A ground-motion model for the shallow crustal earthquakes in New Zealand

In this study, we propose a new ground-motion model (GMM) for New Zealand (NZ) using a hybrid empirical method (HEM). Only a limited number of GMMs have been developed specifically using the NZ dataset. We utilized HEM to develop a GMM for shallow crustal earthquakes in NZ, aiming to predict PGA (peak ground acceleration) and PSA (pseudo spectral acceleration) at periods ranging from T = 0.01–10 s for moment magnitudes ( M w ) of 4.0 to 8.0, and a rupture distance ( R rup ) of up to 400 km, considering a reference site condition with V S30 = 760 m/s. We considered NZ the target region and Western North America (WNA) the host region.

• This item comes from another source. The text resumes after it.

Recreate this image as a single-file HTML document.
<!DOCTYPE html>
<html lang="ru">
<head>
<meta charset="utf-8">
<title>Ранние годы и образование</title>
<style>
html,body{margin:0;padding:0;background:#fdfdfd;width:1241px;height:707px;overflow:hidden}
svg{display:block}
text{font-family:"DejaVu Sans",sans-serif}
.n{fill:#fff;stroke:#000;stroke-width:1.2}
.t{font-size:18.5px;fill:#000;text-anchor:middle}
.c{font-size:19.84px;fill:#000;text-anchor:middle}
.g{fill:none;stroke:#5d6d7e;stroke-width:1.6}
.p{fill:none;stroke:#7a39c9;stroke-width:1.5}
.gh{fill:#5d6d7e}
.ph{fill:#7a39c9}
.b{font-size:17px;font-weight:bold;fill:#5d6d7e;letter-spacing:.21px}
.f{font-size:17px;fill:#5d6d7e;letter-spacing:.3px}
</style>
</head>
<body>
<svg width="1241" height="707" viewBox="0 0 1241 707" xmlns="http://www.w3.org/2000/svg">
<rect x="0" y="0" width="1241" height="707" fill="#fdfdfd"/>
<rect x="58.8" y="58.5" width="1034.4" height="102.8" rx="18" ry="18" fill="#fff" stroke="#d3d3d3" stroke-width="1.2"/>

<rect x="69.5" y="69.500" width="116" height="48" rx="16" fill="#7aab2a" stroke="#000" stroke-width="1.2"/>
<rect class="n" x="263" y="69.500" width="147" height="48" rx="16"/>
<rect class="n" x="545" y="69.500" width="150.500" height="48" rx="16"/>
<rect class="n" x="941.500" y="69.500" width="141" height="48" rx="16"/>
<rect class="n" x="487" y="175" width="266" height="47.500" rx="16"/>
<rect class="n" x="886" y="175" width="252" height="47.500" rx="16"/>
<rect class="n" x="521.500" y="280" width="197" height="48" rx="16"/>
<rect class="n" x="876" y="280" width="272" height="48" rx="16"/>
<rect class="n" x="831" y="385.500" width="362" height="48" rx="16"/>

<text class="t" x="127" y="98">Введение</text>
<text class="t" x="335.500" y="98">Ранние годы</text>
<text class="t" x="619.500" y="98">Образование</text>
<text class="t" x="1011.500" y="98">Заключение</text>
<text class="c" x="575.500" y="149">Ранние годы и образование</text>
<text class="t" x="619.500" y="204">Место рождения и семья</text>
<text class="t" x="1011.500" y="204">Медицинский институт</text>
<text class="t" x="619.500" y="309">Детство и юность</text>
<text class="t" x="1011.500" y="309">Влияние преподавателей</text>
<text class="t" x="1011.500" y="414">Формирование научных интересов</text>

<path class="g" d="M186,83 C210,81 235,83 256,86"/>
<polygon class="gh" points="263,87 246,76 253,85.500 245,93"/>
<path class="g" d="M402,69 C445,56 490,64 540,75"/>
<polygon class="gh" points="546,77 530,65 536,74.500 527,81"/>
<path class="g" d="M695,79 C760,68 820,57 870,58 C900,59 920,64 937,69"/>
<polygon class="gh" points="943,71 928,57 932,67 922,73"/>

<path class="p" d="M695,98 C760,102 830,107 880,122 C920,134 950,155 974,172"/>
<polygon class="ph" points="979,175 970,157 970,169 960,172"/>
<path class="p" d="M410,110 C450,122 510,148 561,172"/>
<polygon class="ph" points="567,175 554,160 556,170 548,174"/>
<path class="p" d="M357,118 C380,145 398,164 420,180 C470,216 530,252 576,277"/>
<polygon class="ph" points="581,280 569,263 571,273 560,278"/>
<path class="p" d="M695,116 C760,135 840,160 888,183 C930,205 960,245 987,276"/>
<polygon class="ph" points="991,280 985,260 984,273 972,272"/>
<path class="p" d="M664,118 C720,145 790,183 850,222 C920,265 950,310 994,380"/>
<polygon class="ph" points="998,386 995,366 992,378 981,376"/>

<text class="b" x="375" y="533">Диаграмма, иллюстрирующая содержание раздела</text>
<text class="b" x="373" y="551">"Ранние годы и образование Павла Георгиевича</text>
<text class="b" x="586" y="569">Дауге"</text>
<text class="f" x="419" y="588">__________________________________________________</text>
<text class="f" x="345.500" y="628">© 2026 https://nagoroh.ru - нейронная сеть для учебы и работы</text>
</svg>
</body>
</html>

We utilized four GMMs from the NGA-West2 project for ground-motion modeling in WNA. A set of period-dependent adjustment factors were used to convert the GMMs from the host region to the target region. The adjustment factors were developed as the ratio between the stochastically simulated response spectrum in the target and host regions. Seismological parameters are required for stochastically simulating the response spectrum in both the host and target regions. These seismological parameters indicate the differences in source, path, and site effects between the two regions. The seismological parameters for target and host regions are adopted from Zhu et al. and Zandieh et al., respectively.